Police-Data-Accessibility-Project / data-sources-app

An API and UI for using and maintaining the Data Sources database
MIT License
3 stars 5 forks source link

Allow selection of many agencies for a data source #272

Open josh-chamberlain opened 6 months ago

josh-chamberlain commented 6 months ago

related:

Context

Requirements

Front end experience

Submission workflow:

↑ in any case, we end up with a bunch of source-agency rows, which can be used in searches. when we make this front-end selection of many agencies at once possible, we can do away with aggregated agencies.

Search workflow:

↑ the searcher doesn't care which db properties make sources show up

maxachis commented 5 months ago
  • [ ] create a new table for source-agency

    • properties include id source_id agency_id
    • for convenience, we may want to normalize geographic properties into this database from agencies

@josh-chamberlain I'd argue against include geo here because it'd constitute a duplication of information. After all, no matter what data source links to an agency, the geo would be the same, correct?

josh-chamberlain commented 5 months ago

@maxachis yes—unless it makes a search faster it's not worth considering.

maxachis commented 5 months ago

@josh-chamberlain So we already have an agency_source_link table.
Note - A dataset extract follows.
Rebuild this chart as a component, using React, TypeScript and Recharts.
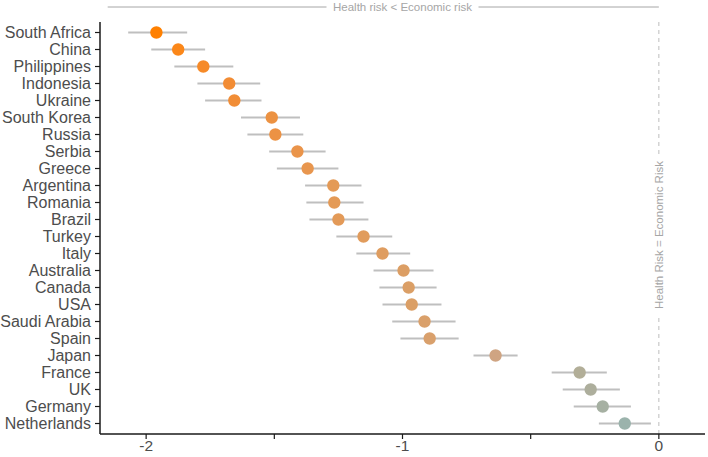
import { ErrorBar, ReferenceLine, Scatter, ScatterChart, XAxis, YAxis } from "recharts";

const countries = [
  "South Africa", "China", "Philippines", "Indonesia", "Ukraine", "South Korea", "Russia", "Serbia",
  "Greece", "Argentina", "Romania", "Brazil", "Turkey", "Italy", "Australia", "Canada", "USA",
  "Saudi Arabia", "Spain", "Japan", "France", "UK", "Germany", "Netherlands",
];

const estimates = [
  -1.96, -1.875, -1.777, -1.676, -1.656, -1.51, -1.496, -1.41, -1.37, -1.27, -1.266, -1.25,
  -1.152, -1.078, -0.996, -0.976, -0.964, -0.914, -0.894, -0.637, -0.309, -0.266, -0.219, -0.133,
];

const lower = [
  -2.07, -1.98, -1.89, -1.8, -1.77, -1.63, -1.605, -1.52, -1.49, -1.38, -1.375, -1.363,
  -1.258, -1.18, -1.113, -1.09, -1.078, -1.04, -1.008, -0.723, -0.418, -0.375, -0.332, -0.234,
];

const upper = [
  -1.84, -1.77, -1.66, -1.555, -1.55, -1.4, -1.387, -1.3, -1.25, -1.16, -1.152, -1.133,
  -1.04, -0.97, -0.879, -0.867, -0.848, -0.793, -0.781, -0.551, -0.203, -0.152, -0.109, -0.031,
];

const dotColors = [
  "#FF8000", "#FB8719", "#F68A28", "#F28C34", "#F18D36", "#EC9242", "#EC9244", "#EA944A",
  "#E8964E", "#E49A56", "#E49A56", "#E39A58", "#E19C5C", "#DF9D60", "#DC9E64", "#DB9F66",
  "#DB9F66", "#DAA06A", "#D9A06C", "#CFA482", "#B2AE98", "#ADAE9C", "#A6B0A2", "#9BB3AC",
];

const xTicks = [-2, -1.5, -1, -0.5, 0];
const xDomain: [number, number] = [-2.18, 0.18];

const W = 708;
const H = 457;
const PLOT_LEFT = 100;
const PLOT_RIGHT = 705;
const PLOT_TOP = 22;
const PLOT_BOTTOM = 434;

const data = countries.map((country, i) => ({
  country,
  value: estimates[i],
  color: dotColors[i],
  err: [estimates[i] - lower[i], upper[i] - estimates[i]],
}));

// pixel position of an x value, for the header annotation above the plot
const toPx = (v: number) =>
  PLOT_LEFT + ((v - xDomain[0]) / (xDomain[1] - xDomain[0])) * (PLOT_RIGHT - PLOT_LEFT);

const font = "'Liberation Sans', Arial, sans-serif";

function Dot(props: any) {
  const { cx, cy, payload } = props;
  if (cx == null || cy == null) return null;
  return <circle cx={cx} cy={cy} r={6.2} fill={payload.color} />;
}

function EqualRiskLabel(props: any) {
  const vb = props.viewBox || {};
  const cx = vb.x;
  const cy = vb.y + vb.height / 2 + 7;
  return (
    <g>
      <rect x={cx - 8} y={cy - 80} width={16} height={160} fill="#fff" />
      <text
        x={cx}
        y={cy}
        transform={`rotate(-90 ${cx} ${cy})`}
        textAnchor="middle"
        dominantBaseline="central"
        fontSize={11.5}
        fill="#A6A6A6"
        fontFamily={font}
      >
        Health Risk = Economic Risk
      </text>
    </g>
  );
}

export default function App() {
  const textMid = toPx(-1);
  return (
    <div style={{ position: "absolute", left: 0, top: 0, width: W, height: H, background: "#fff" }}>
      <ScatterChart
        width={W}
        height={H}
        margin={{ top: PLOT_TOP, right: W - PLOT_RIGHT, bottom: 0, left: 0 }}
        style={{ fontFamily: font }}
      >
        <XAxis
          type="number"
          dataKey="value"
          domain={xDomain}
          ticks={xTicks}
          allowDataOverflow
          height={H - PLOT_BOTTOM}
          tickFormatter={(v: number) => (Number.isInteger(v) ? String(v) : "")}
          tick={{ fill: "#4D4D4D", fontSize: 15.5 }}
          tickSize={5}
          tickMargin={1}
          axisLine={{ stroke: "#1a1a1a", strokeWidth: 1.5 }}
          tickLine={{ stroke: "#1a1a1a", strokeWidth: 1.2 }}
        />
        <YAxis
          type="category"
          dataKey="country"
          width={PLOT_LEFT}
          reversed
          padding={{ top: 2, bottom: 2 }}
          interval={0}
          tick={{ fill: "#4D4D4D", fontSize: 16 }}
          tickSize={5}
          tickMargin={4}
          axisLine={{ stroke: "#1a1a1a", strokeWidth: 1.5 }}
          tickLine={{ stroke: "#1a1a1a", strokeWidth: 1.2 }}
        />
        <ReferenceLine
          x={0}
          stroke="#BDBDBD"
          strokeDasharray="4 4"
          label={<EqualRiskLabel />}
        />
        <Scatter data={data} shape={<Dot />} isAnimationActive={false}>
          <ErrorBar dataKey="err" direction="x" width={0} stroke="#BFBFBF" strokeWidth={1.8} />
        </Scatter>
      </ScatterChart>
      <svg
        width={W}
        height={PLOT_TOP}
        style={{ position: "absolute", left: 0, top: 0, pointerEvents: "none" }}
      >
        <line x1={toPx(-2.15)} x2={textMid - 76} y1={7} y2={7} stroke="#A6A6A6" strokeWidth={1} />
        <line x1={textMid + 76} x2={toPx(0)} y1={7} y2={7} stroke="#A6A6A6" strokeWidth={1} />
        <text
          x={textMid}
          y={7}
          textAnchor="middle"
          dominantBaseline="central"
          fontSize={11.5}
          fill="#A6A6A6"
          fontFamily={font}
        >
          Health risk &lt; Economic risk
        </text>
      </svg>
    </div>
  );
}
I'm not sure when it was created or what scripts use it, or how we didn't notice it before, but it's populated with data.

Unfortunately, that data is not wholly accurate. Using the below script:

with a as (
    SELECT 
    agency_described_linked_uid,
    count(airtable_uid) cnt
    FROM agency_source_link
    GROUP BY agency_described_linked_uid    
)
SELECT
    a.agency_described_linked_uid,
    a.cnt,
    agencies.count_data_sources
from a
left join agencies on a.agency_described_linked_uid = agencies.airtable_uid
ORDER by cnt desc

There are discrepancies between how many data sources agencies.count_data_source says it possesses, and how many are referenced in the linked table.
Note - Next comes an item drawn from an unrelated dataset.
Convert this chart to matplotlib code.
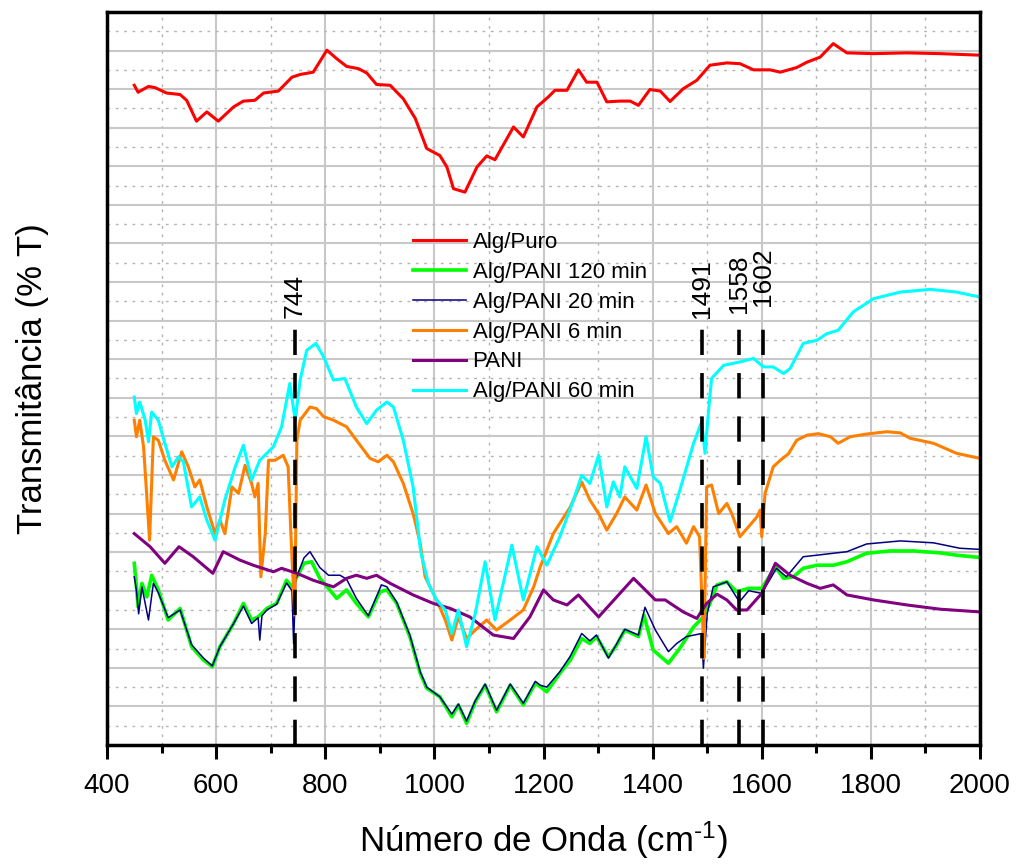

So a few things from this:

  1. Unclear what agency_source_link is currently used for, or its history
  2. We'll need to create an OTS that rebuilds the link table using whatever the ground truth is (I assume agencies.data_sources). Then we'll need to figure out when/where/how to apply it.
  3. Whether we keep agency_source_link or not, we probably need to delete agencies.data_sources and agencies.count_data_sources, as both will be determinable from the link table,
  4. Those deletions are in addition to agency_described in data_sources (which consists of both agency_described_submitted and agency_described_not_in_database)
josh-chamberlain commented 5 months ago

I'm not sure, either.

Some of these fields—like the ones counting agencies/sources associated with each other—come from Airtable.

maxachis commented 5 months ago

@josh-chamberlain After doing some more digging, it seems that it's utilized by data_source_queries.py and quick_search_query.py, and in fact it's doing a lot of what we want it to do, pulling agencies and the associated data sources.
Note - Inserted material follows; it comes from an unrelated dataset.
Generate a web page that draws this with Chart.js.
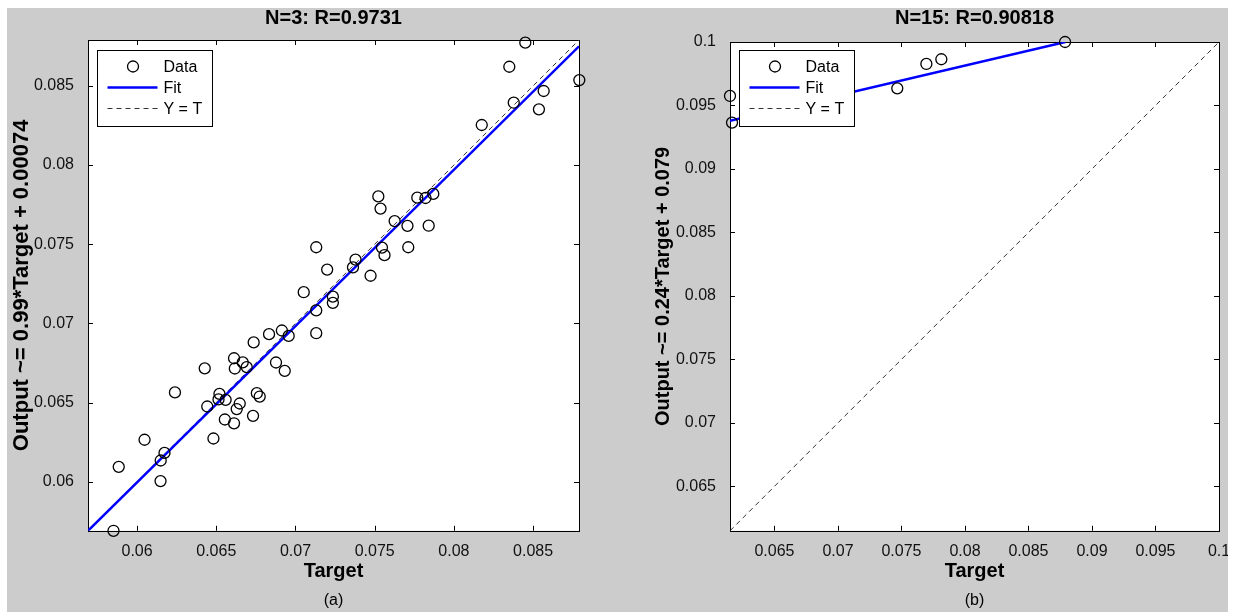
<!DOCTYPE html>
<html lang="en">
<head>
<meta charset="UTF-8" />
<script src="https://cdn.jsdelivr.net/npm/chart.js@4.4.0/dist/chart.umd.min.js"></script>
<style>
  body { margin: 0; background: #fff; }
  #figure { position: relative; width: 1235px; height: 612px; overflow: hidden; }
  #bg { position: absolute; left: 7px; top: 8px; width: 1221px; height: 604px; background: #cccccc; }
  canvas { position: absolute; top: 0; }
  #chart-a { left: 0; }
  #chart-b { left: 617px; }
  #edge { position: absolute; left: 1228px; top: 0; width: 7px; height: 612px; background: #fff; }
</style>
<title>Regression plots</title>
</head>
<body>
<div id="figure">
  <div id="bg"></div>
  <canvas id="chart-a" width="617" height="612"></canvas>
  <canvas id="chart-b" width="618" height="612"></canvas>
  <div id="edge"></div>
</div>
<script>
// panel (a): N=3
const targetA = [
  0.05851, 0.05884, 0.06047, 0.06148, 0.06149, 0.06173, 0.06239, 0.06427, 0.06443, 0.06482,
  0.0652, 0.06514, 0.06559, 0.06554, 0.06612, 0.06629, 0.06648, 0.06732, 0.06756, 0.06774,
  0.06612, 0.06617, 0.06667, 0.06692, 0.06736, 0.06877, 0.06932, 0.06833, 0.06914, 0.06957,
  0.07131, 0.07052, 0.07131, 0.07236, 0.07236, 0.072, 0.07131, 0.07363, 0.07379, 0.07474,
  0.07546, 0.07562, 0.07712, 0.07523, 0.07537, 0.07626, 0.07707, 0.07841, 0.07769, 0.07821,
  0.0787, 0.08176, 0.0835, 0.08378, 0.08451, 0.08537, 0.08567, 0.08792
];
const outputA = [
  0.0569, 0.06094, 0.06265, 0.06004, 0.06134, 0.06182, 0.06564, 0.06716, 0.06475, 0.06273,
  0.06555, 0.0652, 0.06517, 0.06393, 0.06369, 0.06459, 0.06494, 0.06416, 0.06559, 0.06538,
  0.0678, 0.06715, 0.06754, 0.06724, 0.0688, 0.06753, 0.067, 0.06932, 0.06955, 0.06921,
  0.06938, 0.07197, 0.07082, 0.07169, 0.0713, 0.0734, 0.07481, 0.07354, 0.07403, 0.07301,
  0.07479, 0.07431, 0.07481, 0.07802, 0.07725, 0.07646, 0.07616, 0.07617, 0.07794, 0.07792,
  0.07818, 0.08253, 0.08621, 0.08394, 0.08773, 0.08352, 0.08468, 0.08537
];
const fitXA = [0.0569, 0.0879];
const fitYA = [0.0569, 0.0875];
const rangeA = [0.0569, 0.0879];
const ticksA = [0.06, 0.065, 0.07, 0.075, 0.08, 0.085];

// panel (b): N=15
const targetB = [0.0615, 0.06166, 0.07467, 0.07696, 0.07814, 0.08788];
const outputB = [0.09575, 0.09365, 0.09635, 0.09827, 0.09864, 0.1];
const fitXB = [0.0615, 0.0879];
const fitYB = [0.0938, 0.1];
const rangeB = [0.0615, 0.1];
const ticksB = [0.065, 0.07, 0.075, 0.08, 0.085, 0.09, 0.095, 0.1];

const FONT = "Arial, 'Liberation Sans', Helvetica, sans-serif";

// white axes box, frame and inward ticks like matlab, plus the boxed legend
const matlabAxes = {
  id: 'matlabAxes',
  beforeDraw(chart) {
    const { ctx, chartArea: a } = chart;
    ctx.save();
    ctx.fillStyle = '#fff';
    ctx.fillRect(a.left, a.top, a.width, a.height);
    ctx.restore();
  },
  beforeDatasetsDraw(chart) {
    const { ctx, chartArea: a, scales } = chart;
    const len = 5;
    ctx.save();
    ctx.strokeStyle = '#000';
    ctx.lineWidth = 1;
    ctx.beginPath();
    scales.x.ticks.forEach(t => {
      const px = Math.round(scales.x.getPixelForValue(t.value)) + 0.5;
      ctx.moveTo(px, a.bottom); ctx.lineTo(px, a.bottom - len);
      ctx.moveTo(px, a.top); ctx.lineTo(px, a.top + len);
    });
    scales.y.ticks.forEach(t => {
      const py = Math.round(scales.y.getPixelForValue(t.value)) + 0.5;
      ctx.moveTo(a.left, py); ctx.lineTo(a.left + len, py);
      ctx.moveTo(a.right, py); ctx.lineTo(a.right - len, py);
    });
    ctx.stroke();
    ctx.strokeRect(Math.round(a.left) + 0.5, Math.round(a.top) + 0.5, Math.round(a.width), Math.round(a.height));
    ctx.restore();
  },
  afterDatasetsDraw(chart, args, opts) {
    const { ctx, chartArea: a } = chart;
    const bx = Math.round(a.left + 9) + 0.5;
    const by = Math.round(a.top + opts.top) + 0.5;
    ctx.save();
    ctx.fillStyle = '#fff';
    ctx.strokeStyle = '#000';
    ctx.lineWidth = 1;
    ctx.fillRect(bx, by, 115, 76);
    ctx.strokeRect(bx, by, 115, 76);
    ctx.font = '16px ' + FONT;
    ctx.textBaseline = 'middle';
    chart.data.datasets.forEach((ds, i) => {
      const ly = by + 16 + i * 21;
      ctx.save();
      ctx.strokeStyle = ds.borderColor;
      if (ds.showLine) {
        ctx.lineWidth = ds.borderWidth;
        ctx.setLineDash(ds.borderDash || []);
        ctx.beginPath();
        ctx.moveTo(bx + 10, ly); ctx.lineTo(bx + 60, ly);
        ctx.stroke();
      } else {
        ctx.lineWidth = ds.pointBorderWidth;
        ctx.beginPath();
        ctx.arc(bx + 35.5, ly, ds.pointRadius, 0, Math.PI * 2);
        ctx.stroke();
      }
      ctx.restore();
      ctx.fillStyle = '#000';
      ctx.fillText(ds.label, bx + 66, ly + 1);
    });
    ctx.restore();
  }
};

function buildPanel(id, p) {
  const points = p.target.map((t, i) => ({ x: t, y: p.output[i] }));
  const fit = p.fitX.map((t, i) => ({ x: t, y: p.fitY[i] }));
  const ident = p.range.map(v => ({ x: v, y: v }));
  const tickFont = { family: FONT, size: 16 };
  const titleFont = { family: FONT, size: 20, weight: 'bold' };
  const fmt = v => String(+v.toFixed(4));

  return new Chart(document.getElementById(id), {
    type: 'scatter',
    data: {
      datasets: [
        { label: 'Data', data: points, showLine: false, pointStyle: 'circle', pointRadius: 5.5, pointHoverRadius: 5.5,
          pointBorderWidth: 1.3, borderColor: '#000', backgroundColor: 'rgba(0,0,0,0)', clip: false },
        { label: 'Fit', data: fit, showLine: true, pointRadius: 0, borderColor: '#0000ff', borderWidth: 2.5 },
        { label: 'Y = T', data: ident, showLine: true, pointRadius: 0, borderColor: '#333', borderWidth: 1, borderDash: [5, 4] }
      ]
    },
    options: {
      responsive: false,
      animation: false,
      devicePixelRatio: 1,
      layout: { padding: { left: 0, right: p.padRight, top: 0, bottom: 0 } },
      scales: {
        x: {
          type: 'linear', position: 'bottom', min: p.range[0], max: p.range[1],
          afterBuildTicks: s => { s.ticks = p.ticks.map(v => ({ value: v })); },
          afterFit: s => { s.height = 60; },
          grid: { display: false }, border: { display: false },
          ticks: { color: '#111', font: tickFont, padding: 3, autoSkip: false, maxRotation: 0, callback: fmt },
          title: { display: true, text: 'Target', color: '#000', font: titleFont, padding: { top: 0, bottom: 7 } }
        },
        y: {
          type: 'linear', position: 'left', min: p.range[0], max: p.range[1],
          afterBuildTicks: s => { s.ticks = p.ticks.map(v => ({ value: v })); },
          afterFit: s => { s.width = p.yWidth; },
          grid: { display: false }, border: { display: false },
          ticks: { color: '#111', font: tickFont, padding: 6, autoSkip: false, callback: fmt },
          title: { display: true, text: p.yTitle, color: '#000', font: { family: FONT, size: p.yTitleSize, weight: 'bold' },
            padding: { top: p.yTitlePad, bottom: 0 } }
        }
      },
      plugins: {
        legend: { display: false },
        tooltip: { enabled: false },
        title: { display: true, text: p.title, fullSize: false, color: '#000', font: titleFont, padding: { top: 6, bottom: p.titleGap } },
        subtitle: { display: true, position: 'bottom', text: p.label, fullSize: false, color: '#000',
          font: { family: FONT, size: 16, weight: 'normal' }, padding: { top: 0, bottom: 2 } },
        matlabAxes: { top: p.legendTop }
      }
    },
    plugins: [matlabAxes]
  });
}

buildPanel('chart-a', {
  target: targetA, output: outputA, fitX: fitXA, fitY: fitYA, range: rangeA, ticks: ticksA,
  title: 'N=3: R=0.9731', yTitle: 'Output ~= 0.99*Target + 0.00074', label: '(a)',
  yWidth: 88, padRight: 38, titleGap: 10, yTitlePad: 9, yTitleSize: 22, legendTop: 10
});

buildPanel('chart-b', {
  target: targetB, output: outputB, fitX: fitXB, fitY: fitYB, range: rangeB, ticks: ticksB,
  title: 'N=15: R=0.90818', yTitle: 'Output ~= 0.24*Target + 0.079', label: '(b)',
  yWidth: 113, padRight: 16, titleGap: 12, yTitlePad: 34, yTitleSize: 20, legendTop: 8
});
</script>
</body>
</html>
Which makes some of our existing logic more confusing! Properties such as agency_described_submitted, or agencies.data_sources, for example, aren't actually referenced in any SQL query in data-sources-app. They appear to be completely superfluous to the app's functioning. If they're just included because Airtable includes them, I feel there's little reason to keep them on our end -- they just cause confusion and make it harder to know what ground truth is.

I feel I'll likely need to understand how agency_source_link is working, which might be a @mbodeantor question. That will inform how to approach all this.

mbodeantor commented 5 months ago

@maxachis Yeah this is all related to airtable. The link between agencies and data_sources in Airtable is not accessible from their API as table, so agency_source_link was created as a way to store that and updated by the mirror script. It would not make sense to maintain it exactly in its current form for a v2 without Airtable.

data_sources and count_data_sources are sourced directly from Airtable and are probably not ever updated as far as I know.

josh-chamberlain commented 5 months ago

agencies.data_sources and agencies.county_data_sources are "magical airtable fields" which keep track of these links; they will be superfluous.

Airtable's "manage fields" feature is helpful to disambiguate some of this if I'm not around: https://airtable.com/app473MWXVJVaD7Es/tblx8XaKnFTphWNQM/viw9mmOR0fw8HFOje?blocks=hide&fieldManager=true

josh-chamberlain commented 3 months ago

I have updated the parent issue after feedback from this thread and thinking about aggregated agencies in general. I renamed the issue to reflect the broader scope, and the general intent.